◆ **YOUR OBJECTIVE**: Can you copy out the data exactly? Leave the images out.

◆ **INFORMATION PROVIDED**:

--- Start ---

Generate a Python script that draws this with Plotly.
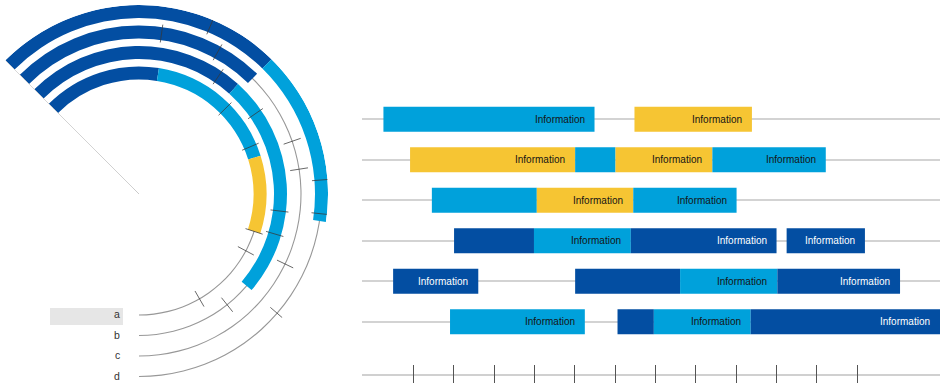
import plotly.graph_objects as go

W, H = 940, 383

PALETTE = {"dark": "#034ea2", "light": "#00a1db", "yellow": "#f6c533"}
TEXT_ON = {"dark": "#ffffff", "light": "#151515", "yellow": "#151515"}

# ---------------- ring chart (left) ----------------
track_names = ["a", "b", "c", "d"]
track_radius = [121, 141.5, 162, 182.5]
track_from, track_to = 135, -90          # every track runs clockwise from 135° down to -90°

seg_track = ["a", "a", "a", "b", "b", "c", "d", "d"]
seg_from = [135, 81, 17.5, 135, 48, 135, 135, 45.5]
seg_to = [81, 17.5, -18, 48, -40.5, 45.5, 45.5, -8.5]
seg_color = ["dark", "light", "yellow", "dark", "light", "dark", "dark", "light"]

tick_track = ["a"] * 5 + ["b"] * 5 + ["c"] * 5 + ["d"] * 4
tick_angle = [44.7, 23, -18, -28, -60,
              56, 34.6, -6.9, -16.4, -51.5,
              82, 61, 19, 8.8, -25.6,
              67, 4.4, -6.2, -40.8]

# ---------------- gantt rows (right) ----------------
gantt_row = [0, 0, 1, 1, 1, 1, 2, 2, 2, 3, 3, 3, 3, 4, 4, 4, 4, 5, 5, 5, 5]
gantt_start = [0.26, 6.48, 0.92, 5.01, 6.01, 8.41, 1.46, 4.06, 6.45, 2.01, 3.99, 6.39, 10.25,
               0.50, 5.01, 7.61, 10.02, 1.91, 6.06, 6.96, 9.36]
gantt_end = [5.49, 9.39, 5.01, 6.01, 8.41, 11.22, 4.06, 6.45, 9.01, 3.99, 6.39, 10.00, 12.19,
             2.61, 7.61, 10.02, 13.06, 5.25, 6.96, 9.36, 14.05]
gantt_color = ["light", "yellow",
               "yellow", "light", "yellow", "light",
               "light", "yellow", "light",
               "dark", "light", "dark", "dark",
               "dark", "dark", "light", "dark",
               "light", "dark", "light", "dark"]
gantt_label = ["Information", "Information",
               "Information", "", "Information", "Information",
               "", "Information", "Information",
               "", "Information", "Information", "Information",
               "Information", "", "Information", "Information",
               "Information", "", "Information", "Information"]
row_ids = [0, 1, 2, 3, 4, 5]
axis_ticks = list(range(1, 13))

radius_of = dict(zip(track_names, track_radius))
RING_W = 13
R_MAX = 189
CX, CY = 139, 194

fig = go.Figure()

# thin guide line for every track (drawn first so the coloured arcs sit on top)
fig.add_trace(go.Barpolar(
    r=[1.1] * len(track_names),
    base=[r - 0.55 for r in track_radius],
    theta=[(track_from + track_to) / 2] * len(track_names),
    width=[track_from - track_to] * len(track_names),
    marker=dict(color="#989898", line=dict(width=0)),
    hoverinfo="skip", showlegend=False,
))

# coloured arc segments
fig.add_trace(go.Barpolar(
    r=[RING_W] * len(seg_track),
    base=[radius_of[t] - RING_W / 2 for t in seg_track],
    theta=[(a + b) / 2 for a, b in zip(seg_from, seg_to)],
    width=[a - b for a, b in zip(seg_from, seg_to)],
    marker=dict(color=[PALETTE[c] for c in seg_color], line=dict(width=0)),
    hoverinfo="skip", showlegend=False,
))

# radial tick marks across the tracks
tr, tt = [], []
for name, ang in zip(tick_track, tick_angle):
    rr = radius_of[name]
    tr += [rr - 9, rr + 9, None]
    tt += [ang, ang, None]
fig.add_trace(go.Scatterpolar(
    r=tr, theta=tt, mode="lines",
    line=dict(color="rgba(55,55,55,0.75)", width=1),
    hoverinfo="skip", showlegend=False,
))

# start spoke
fig.add_trace(go.Scatterpolar(
    r=[0, R_MAX], theta=[track_from, track_from], mode="lines",
    line=dict(color="#9a9a9a", width=1),
    hoverinfo="skip", showlegend=False,
))

# gantt bars
fig.add_trace(go.Bar(
    orientation="h",
    y=gantt_row,
    base=gantt_start,
    x=[e - s for s, e in zip(gantt_start, gantt_end)],
    width=0.617,
    marker=dict(color=[PALETTE[c] for c in gantt_color], line=dict(width=0)),
    hoverinfo="skip", showlegend=False,
))

annotations = []
for row, end, col, lab in zip(gantt_row, gantt_end, gantt_color, gantt_label):
    if not lab:
        continue
    annotations.append(dict(
        x=end, y=row, xref="x", yref="y", text=lab, showarrow=False,
        xanchor="right", yanchor="middle", xshift=-8,
        font=dict(size=10, color=TEXT_ON[col], family="Liberation Sans, Arial"),
    ))

for name, rr in zip(track_names, track_radius):
    annotations.append(dict(
        x=122 / W, y=1 - (CY + rr) / H, xref="paper", yref="paper",
        text=name, showarrow=False, xanchor="right", yanchor="middle", yshift=1,
        font=dict(size=10.5, color="#333333", family="Liberation Sans, Arial"),
    ))

shapes = [
    # highlight behind the first track label
    dict(type="rect", xref="paper", yref="paper",
         x0=50 / W, x1=123 / W, y0=1 - 325 / H, y1=1 - 308 / H,
         fillcolor="#e6e6e6", line=dict(width=0), layer="below"),
    # timeline base line
    dict(type="line", xref="x domain", yref="paper", x0=0, x1=1,
         y0=1 - 375 / H, y1=1 - 375 / H,
         line=dict(color="#d0d0d0", width=2), layer="below"),
]

# polar domain: sector [-90, 135] fitted so the centre lands at (CX, CY)
bbox_cx = CX + R_MAX * (1 - 0.70711) / 2
half_w = 165
fig.update_layout(
    width=W, height=H,
    margin=dict(l=0, r=0, t=0, b=0),
    paper_bgcolor="white", plot_bgcolor="white",
    font=dict(family="Liberation Sans, Arial", color="#333"),
    barmode="overlay",
    polar=dict(
        domain=dict(x=[(bbox_cx - half_w) / W, (bbox_cx + half_w) / W],
                    y=[0, (H - (CY - R_MAX)) / H]),
        sector=[track_to, track_from],
        bgcolor="rgba(0,0,0,0)",
        radialaxis=dict(range=[0, R_MAX], visible=False),
        angularaxis=dict(visible=False, direction="counterclockwise", rotation=0),
    ),
    xaxis=dict(domain=[362 / W, 1], range=[-0.271, 14.05], anchor="y",
               showgrid=False, zeroline=False, showline=False,
               tickmode="array", tickvals=axis_ticks, showticklabels=False,
               ticks="inside", ticklen=18, tickwidth=1, tickcolor="#555555"),
    yaxis=dict(domain=[0, 288 / H], range=[6.514, -0.598],
               tickmode="array", tickvals=row_ids, showticklabels=False,
               showgrid=True, gridcolor="#d3d3d3", gridwidth=1.6,
               zeroline=False, showline=False, ticks=""),
    annotations=annotations,
    shapes=shapes,
)

fig.write_html("out.html")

--- End ---

◆ **SOLUTION FOR THIS TASK**:
Generate a Python script that draws this with Plotly.
import plotly.graph_objects as go

W, H = 940, 383

PALETTE = {"dark": "#034ea2", "light": "#00a1db", "yellow": "#f6c533"}
TEXT_ON = {"dark": "#ffffff", "light": "#151515", "yellow": "#151515"}

# ---------------- ring chart (left) ----------------
track_names = ["a", "b", "c", "d"]
track_radius = [121, 141.5, 162, 182.5]
track_from, track_to = 135, -90          # every track runs clockwise from 135° down to -90°

seg_track = ["a", "a", "a", "b", "b", "c", "d", "d"]
seg_from = [135, 81, 17.5, 135, 48, 135, 135, 45.5]
seg_to = [81, 17.5, -18, 48, -40.5, 45.5, 45.5, -8.5]
seg_color = ["dark", "light", "yellow", "dark", "light", "dark", "dark", "light"]

tick_track = ["a"] * 5 + ["b"] * 5 + ["c"] * 5 + ["d"] * 4
tick_angle = [44.7, 23, -18, -28, -60,
              56, 34.6, -6.9, -16.4, -51.5,
              82, 61, 19, 8.8, -25.6,
              67, 4.4, -6.2, -40.8]

# ---------------- gantt rows (right) ----------------
gantt_row = [0, 0, 1, 1, 1, 1, 2, 2, 2, 3, 3, 3, 3, 4, 4, 4, 4, 5, 5, 5, 5]
gantt_start = [0.26, 6.48, 0.92, 5.01, 6.01, 8.41, 1.46, 4.06, 6.45, 2.01, 3.99, 6.39, 10.25,
               0.50, 5.01, 7.61, 10.02, 1.91, 6.06, 6.96, 9.36]
gantt_end = [5.49, 9.39, 5.01, 6.01, 8.41, 11.22, 4.06, 6.45, 9.01, 3.99, 6.39, 10.00, 12.19,
             2.61, 7.61, 10.02, 13.06, 5.25, 6.96, 9.36, 14.05]
gantt_color = ["light", "yellow",
               "yellow", "light", "yellow", "light",
               "light", "yellow", "light",
               "dark", "light", "dark", "dark",
               "dark", "dark", "light", "dark",
               "light", "dark", "light", "dark"]
gantt_label = ["Information", "Information",
               "Information", "", "Information", "Information",
               "", "Information", "Information",
               "", "Information", "Information", "Information",
               "Information", "", "Information", "Information",
               "Information", "", "Information", "Information"]
row_ids = [0, 1, 2, 3, 4, 5]
axis_ticks = list(range(1, 13))

radius_of = dict(zip(track_names, track_radius))
RING_W = 13
R_MAX = 189
CX, CY = 139, 194

fig = go.Figure()

# thin guide line for every track (drawn first so the coloured arcs sit on top)
fig.add_trace(go.Barpolar(
    r=[1.1] * len(track_names),
    base=[r - 0.55 for r in track_radius],
    theta=[(track_from + track_to) / 2] * len(track_names),
    width=[track_from - track_to] * len(track_names),
    marker=dict(color="#989898", line=dict(width=0)),
    hoverinfo="skip", showlegend=False,
))

# coloured arc segments
fig.add_trace(go.Barpolar(
    r=[RING_W] * len(seg_track),
    base=[radius_of[t] - RING_W / 2 for t in seg_track],
    theta=[(a + b) / 2 for a, b in zip(seg_from, seg_to)],
    width=[a - b for a, b in zip(seg_from, seg_to)],
    marker=dict(color=[PALETTE[c] for c in seg_color], line=dict(width=0)),
    hoverinfo="skip", showlegend=False,
))

# radial tick marks across the tracks
tr, tt = [], []
for name, ang in zip(tick_track, tick_angle):
    rr = radius_of[name]
    tr += [rr - 9, rr + 9, None]
    tt += [ang, ang, None]
fig.add_trace(go.Scatterpolar(
    r=tr, theta=tt, mode="lines",
    line=dict(color="rgba(55,55,55,0.75)", width=1),
    hoverinfo="skip", showlegend=False,
))

# start spoke
fig.add_trace(go.Scatterpolar(
    r=[0, R_MAX], theta=[track_from, track_from], mode="lines",
    line=dict(color="#9a9a9a", width=1),
    hoverinfo="skip", showlegend=False,
))

# gantt bars
fig.add_trace(go.Bar(
    orientation="h",
    y=gantt_row,
    base=gantt_start,
    x=[e - s for s, e in zip(gantt_start, gantt_end)],
    width=0.617,
    marker=dict(color=[PALETTE[c] for c in gantt_color], line=dict(width=0)),
    hoverinfo="skip", showlegend=False,
))

annotations = []
for row, end, col, lab in zip(gantt_row, gantt_end, gantt_color, gantt_label):
    if not lab:
        continue
    annotations.append(dict(
        x=end, y=row, xref="x", yref="y", text=lab, showarrow=False,
        xanchor="right", yanchor="middle", xshift=-8,
        font=dict(size=10, color=TEXT_ON[col], family="Liberation Sans, Arial"),
    ))

for name, rr in zip(track_names, track_radius):
    annotations.append(dict(
        x=122 / W, y=1 - (CY + rr) / H, xref="paper", yref="paper",
        text=name, showarrow=False, xanchor="right", yanchor="middle", yshift=1,
        font=dict(size=10.5, color="#333333", family="Liberation Sans, Arial"),
    ))

shapes = [
    # highlight behind the first track label
    dict(type="rect", xref="paper", yref="paper",
         x0=50 / W, x1=123 / W, y0=1 - 325 / H, y1=1 - 308 / H,
         fillcolor="#e6e6e6", line=dict(width=0), layer="below"),
    # timeline base line
    dict(type="line", xref="x domain", yref="paper", x0=0, x1=1,
         y0=1 - 375 / H, y1=1 - 375 / H,
         line=dict(color="#d0d0d0", width=2), layer="below"),
]

# polar domain: sector [-90, 135] fitted so the centre lands at (CX, CY)
bbox_cx = CX + R_MAX * (1 - 0.70711) / 2
half_w = 165
fig.update_layout(
    width=W, height=H,
    margin=dict(l=0, r=0, t=0, b=0),
    paper_bgcolor="white", plot_bgcolor="white",
    font=dict(family="Liberation Sans, Arial", color="#333"),
    barmode="overlay",
    polar=dict(
        domain=dict(x=[(bbox_cx - half_w) / W, (bbox_cx + half_w) / W],
                    y=[0, (H - (CY - R_MAX)) / H]),
        sector=[track_to, track_from],
        bgcolor="rgba(0,0,0,0)",
        radialaxis=dict(range=[0, R_MAX], visible=False),
        angularaxis=dict(visible=False, direction="counterclockwise", rotation=0),
    ),
    xaxis=dict(domain=[362 / W, 1], range=[-0.271, 14.05], anchor="y",
               showgrid=False, zeroline=False, showline=False,
               tickmode="array", tickvals=axis_ticks, showticklabels=False,
               ticks="inside", ticklen=18, tickwidth=1, tickcolor="#555555"),
    yaxis=dict(domain=[0, 288 / H], range=[6.514, -0.598],
               tickmode="array", tickvals=row_ids, showticklabels=False,
               showgrid=True, gridcolor="#d3d3d3", gridwidth=1.6,
               zeroline=False, showline=False, ticks=""),
    annotations=annotations,
    shapes=shapes,
)

fig.write_html("out.html")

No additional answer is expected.